►

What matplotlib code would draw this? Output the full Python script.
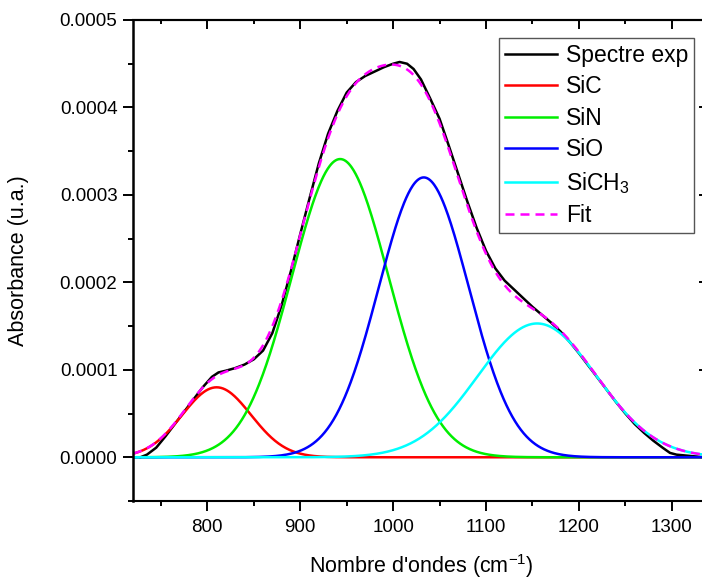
import numpy as np
import matplotlib
matplotlib.use("Agg")
import matplotlib.pyplot as plt
import matplotlib.ticker as tck

plt.rcParams['font.family'] = ['Liberation Sans', 'DejaVu Sans']
plt.rcParams['mathtext.default'] = 'regular'

exp_x = [728, 735, 745, 755, 765, 775, 785, 795, 805, 812, 820, 830, 840, 850,
         860, 870, 880, 890, 900, 910, 920, 930, 940, 950, 960, 970, 980, 990,
         1000, 1007, 1015, 1022, 1030, 1040, 1050, 1060, 1070, 1080, 1090, 1100,
         1110, 1120, 1130, 1140, 1150, 1160, 1170, 1180, 1190, 1200, 1210, 1220,
         1230, 1240, 1250, 1260, 1270, 1280, 1290, 1298, 1305, 1315, 1325, 1335]
exp_y = [0.00, 0.03, 0.11, 0.24, 0.38, 0.52, 0.66, 0.80, 0.92, 0.97, 0.99, 1.02,
         1.06, 1.12, 1.22, 1.42, 1.74, 2.13, 2.55, 2.96, 3.36, 3.70, 3.96, 4.17,
         4.29, 4.36, 4.41, 4.46, 4.50, 4.52, 4.50, 4.44, 4.32, 4.10, 3.87, 3.56,
         3.24, 2.92, 2.62, 2.36, 2.16, 2.02, 1.92, 1.82, 1.72, 1.63, 1.54, 1.44,
         1.32, 1.19, 1.05, 0.91, 0.77, 0.63, 0.50, 0.38, 0.28, 0.19, 0.11, 0.05,
         0.03, 0.02, 0.01, 0.00]

# gaussian components of the fit
names = ['SiC', 'SiN', 'SiO', 'SiCH$_3$']
centers = [810, 943, 1033, 1155]
amps = [0.80, 3.41, 3.20, 1.53]     # 1e-4 u.a.
sigmas = [37, 52, 48.5, 64]
colors = ['#ff0000', '#00ee00', '#0000ff', '#00ffff']

x = np.linspace(720, 1340, 800)
comps = [a * 1e-4 * np.exp(-(x - c) ** 2 / (2 * s ** 2))
         for c, a, s in zip(centers, amps, sigmas)]
fit = np.sum(comps, axis=0)

fig = plt.figure(figsize=(7.02, 5.81), dpi=100)
ax = fig.add_axes([133 / 702, 1 - 501 / 581, 576 / 702, 481 / 581])

ax.plot(exp_x, np.array(exp_y) * 1e-4, color='black', lw=1.8, label='Spectre exp')
for y, n, col in zip(comps, names, colors):
    ax.plot(x, y, color=col, lw=1.8, label=n)
ax.plot(x, fit, color='#ff00ff', lw=1.8, ls=(0, (3.6, 2.4)), label='Fit')

ax.set_xlim(720, 1340)
ax.set_ylim(-0.00005, 0.0005)
ax.xaxis.set_major_locator(tck.MultipleLocator(100))
ax.xaxis.set_minor_locator(tck.MultipleLocator(50))
ax.yaxis.set_major_locator(tck.MultipleLocator(0.0001))
ax.yaxis.set_minor_locator(tck.MultipleLocator(0.00005))
ax.yaxis.set_major_formatter(tck.FormatStrFormatter('%.4f'))

ax.tick_params(which='major', direction='out', length=7.2, width=1.4, labelsize=13.5)
ax.tick_params(which='minor', direction='out', length=3.6, width=1.4)
ax.tick_params(axis='x', pad=5.5)
ax.tick_params(axis='y', pad=4)
for sp in ax.spines.values():
    sp.set_linewidth(1.5)
ax.spines['left'].set_linewidth(1.8)

top = ax.secondary_xaxis('top')
top.xaxis.set_major_locator(tck.MultipleLocator(100))
top.xaxis.set_minor_locator(tck.MultipleLocator(50))
top.tick_params(which='major', direction='in', length=6.5, width=1.4, labeltop=False)
top.tick_params(which='minor', direction='in', length=3, width=1.4)
top.spines['top'].set_linewidth(1.5)

right = ax.secondary_yaxis('right')
right.yaxis.set_major_locator(tck.MultipleLocator(0.0001))
right.yaxis.set_minor_locator(tck.MultipleLocator(0.00005))
right.tick_params(which='major', direction='in', length=7.5, width=1.4, labelright=False)
right.tick_params(which='minor', direction='in', length=3, width=1.4)

ax.set_xlabel("Nombre d'ondes (cm$^{-1}$)", fontsize=15.5)
ax.set_ylabel('Absorbance (u.a.)', fontsize=15.5)
ax.xaxis.set_label_coords(0.5, -0.106)
ax.yaxis.set_label_coords(-0.18, 0.5)

leg = ax.legend(loc='upper right', bbox_to_anchor=(694 / 702, 1 - 38 / 581),
                bbox_transform=fig.transFigure, borderaxespad=0,
                fontsize=16.5, frameon=True, fancybox=False, framealpha=1,
                edgecolor='#555555', handlelength=2.25, handletextpad=0.4,
                labelspacing=0.37, borderpad=0.25)
leg.get_frame().set_linewidth(1.0)

fig.savefig('out.png', dpi=100)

◄

# YOUR GOAL:
Write out the lines from the start of the material to the line with "colors = ['#ff0000', '#00ee00', '#0000ff', '#00ffff']", inclusive and exactly. Skip the pictures.

# COMPLETED TASK:
What matplotlib code would draw this? Output the full Python script.
import numpy as np
import matplotlib
matplotlib.use("Agg")
import matplotlib.pyplot as plt
import matplotlib.ticker as tck

plt.rcParams['font.family'] = ['Liberation Sans', 'DejaVu Sans']
plt.rcParams['mathtext.default'] = 'regular'

exp_x = [728, 735, 745, 755, 765, 775, 785, 795, 805, 812, 820, 830, 840, 850,
         860, 870, 880, 890, 900, 910, 920, 930, 940, 950, 960, 970, 980, 990,
         1000, 1007, 1015, 1022, 1030, 1040, 1050, 1060, 1070, 1080, 1090, 1100,
         1110, 1120, 1130, 1140, 1150, 1160, 1170, 1180, 1190, 1200, 1210, 1220,
         1230, 1240, 1250, 1260, 1270, 1280, 1290, 1298, 1305, 1315, 1325, 1335]
exp_y = [0.00, 0.03, 0.11, 0.24, 0.38, 0.52, 0.66, 0.80, 0.92, 0.97, 0.99, 1.02,
         1.06, 1.12, 1.22, 1.42, 1.74, 2.13, 2.55, 2.96, 3.36, 3.70, 3.96, 4.17,
         4.29, 4.36, 4.41, 4.46, 4.50, 4.52, 4.50, 4.44, 4.32, 4.10, 3.87, 3.56,
         3.24, 2.92, 2.62, 2.36, 2.16, 2.02, 1.92, 1.82, 1.72, 1.63, 1.54, 1.44,
         1.32, 1.19, 1.05, 0.91, 0.77, 0.63, 0.50, 0.38, 0.28, 0.19, 0.11, 0.05,
         0.03, 0.02, 0.01, 0.00]

# gaussian components of the fit
names = ['SiC', 'SiN', 'SiO', 'SiCH$_3$']
centers = [810, 943, 1033, 1155]
amps = [0.80, 3.41, 3.20, 1.53]     # 1e-4 u.a.
sigmas = [37, 52, 48.5, 64]
colors = ['#ff0000', '#00ee00', '#0000ff', '#00ffff']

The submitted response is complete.